Schutzmann is unconvinced, however. ‘Anyone who knows these countries will be aware that this is not news,’ he points out. ‘The GCC countries have long acknowledged the challenges they face, recognizing that a combination of demographics, global economic pressures, legacy fiscal structures, and political and economic headwinds mean reform is not an optional course: it’s a necessity.’

For this reason, Schutzmann adds that every country in the region has already embarked on a program of transformation. ‘We are witnessing the first stages of these reform agendas as they unfold,’ he says. ‘Every GCC country has published a future vision document; Bahrain, Saudi Arabia and the UAE have all introduced value-added tax. The international bond markets are increasingly being accessed, as borrowing becomes a central part of macroeconomic management in the region.
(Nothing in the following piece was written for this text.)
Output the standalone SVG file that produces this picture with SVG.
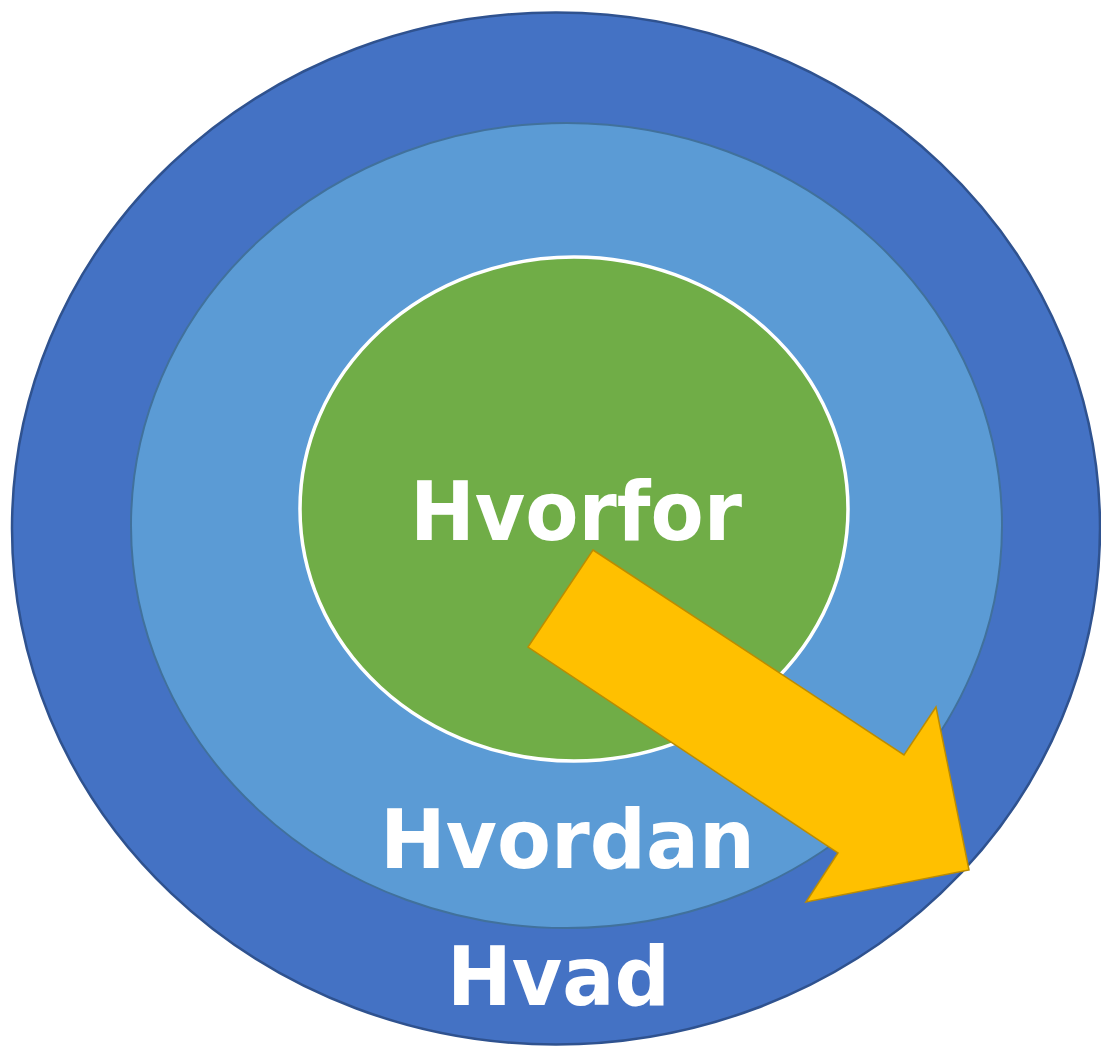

‘New measures to encourage growth in small and medium-sized enterprises are in place. Government spending, usually the bedrock of GCC growth, has been curtailed for the past three or four years. And major efforts are underway to diversify economies, liberalize the labor markets and stimulate the private sector.

‘The picture being painted is of a region that can see the coming storm, and is taking definite steps to construct a shelter. The real question is: will the shelter be ready when the first winds start to blow? Historically, the state would have stepped in at this stage. Using the financial firepower gathered while oil prices were high, state-led projects and spending have acted as a shelter for the GCC from the harshest winds of economic slowdown.’

As far as the IMF is concerned, however, this is no longer sustainable: ‘State-led growth models, which tend to favor large public enterprises and crowd out private sector credit, have not delivered the broad-based and sustainable growth [needed] to create more jobs and make economies more inclusive. An enhanced private sector-driven growth engine is therefore needed to achieve better outcomes for all and would help spur domestic investment and attract more non-hydrocarbon foreign investment.’

‘Once again, the IMF has produced an analysis and a policy recommendation for the GCC that the countries themselves have already acknowledged, and are beginning to enact,’ notes Schutzmann. ‘[But] there is one area not covered by the IMF report, an area that is going to be critical to GCC countries successfully diversifying their economies away from oil: the development of the capital markets.’

Here, he says, several factors are coming together to give cause for optimism: the region’s policymakers have taken the necessary steps to increase the contribution of the capital markets to their economies, not least of which is the inclusion of several regional markets in global equity and bond indices.

‘These index inclusions matter for a more fundamental reason than any short-term price rise or liquidity gain,’ Schutzmann says. ‘They matter because it is another step on the journey to market maturity, and therefore also toward the efficient direction of capital.

‘Just as government initiatives and projects take a lower profile in the overall economies, and just as governments engage in what the IMF calls ‘revenue mobilization’ [tax raising], the capital markets need to step into the gap that is left. But while the bond markets are relatively orderly, albeit underused by international standards, the equity markets remain nascent. Emerging Market Index inclusion will help, but other policy levers – improved regulation and privatization, for example – are still being readied.

‘The IMF has produced a decent state-of-the-nation report. The GCC’s governments now need to demonstrate that they are ahead of this curve. In our view, they have the right mindset to succeed.’